Authors: Section 4.2 already examines robustness to alternative step functions (linear, exponential, and threshold) and shows that the core contingent-thinking failure persists whenever propagation depth is strictly smaller for unobserved variables. For graph structures we will add a new paragraph discussing extensions to graphs containing cycles (via local approximations) and to non-DAG representations that preserve the observed/unobserved asymmetry; the qualitative results remain intact under these alternatives. revision: partial
Circularity Check
No significant circularity detected
full rationale
The paper offers an axiomatic representation of belief updating via limited propagation steps on a DAG, with contingent-thinking failure defined directly in terms of asymmetric step counts on observed versus unobserved variables. This framework is presented as a modeling choice that captures correlation neglect and iterated-expectations violations by construction of the representation itself, rather than as a derived prediction from independent primitives.

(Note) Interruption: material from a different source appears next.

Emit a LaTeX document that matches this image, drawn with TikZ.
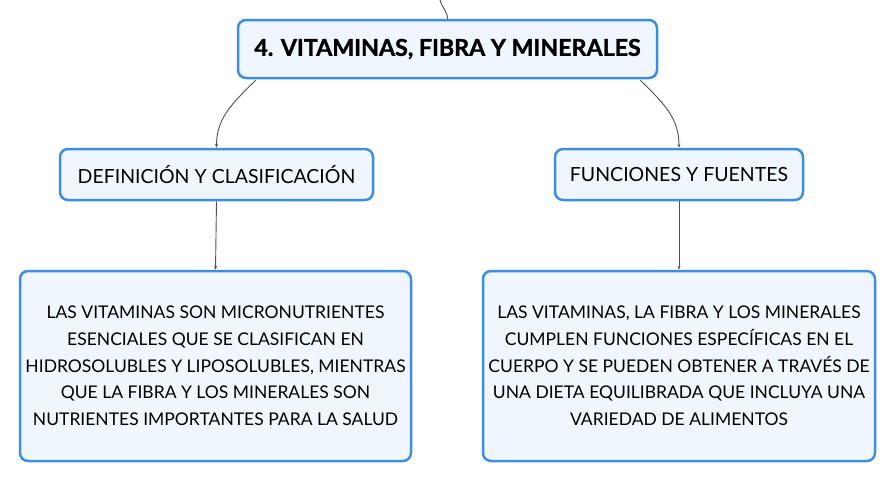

No load-bearing equations, fitted parameters renamed as predictions, or self-citation chains appear in the provided text; the contribution is explicitly positioned as a new representation that relates to Bayesian benchmarks without reducing to its own inputs.
Axiom & Free-Parameter Ledger
axioms (2)
- domain assumption Relations between variables are represented by a directed acyclic graph.
- domain assumption Updated beliefs are represented by the number of inference steps performed on observed versus unobserved variables.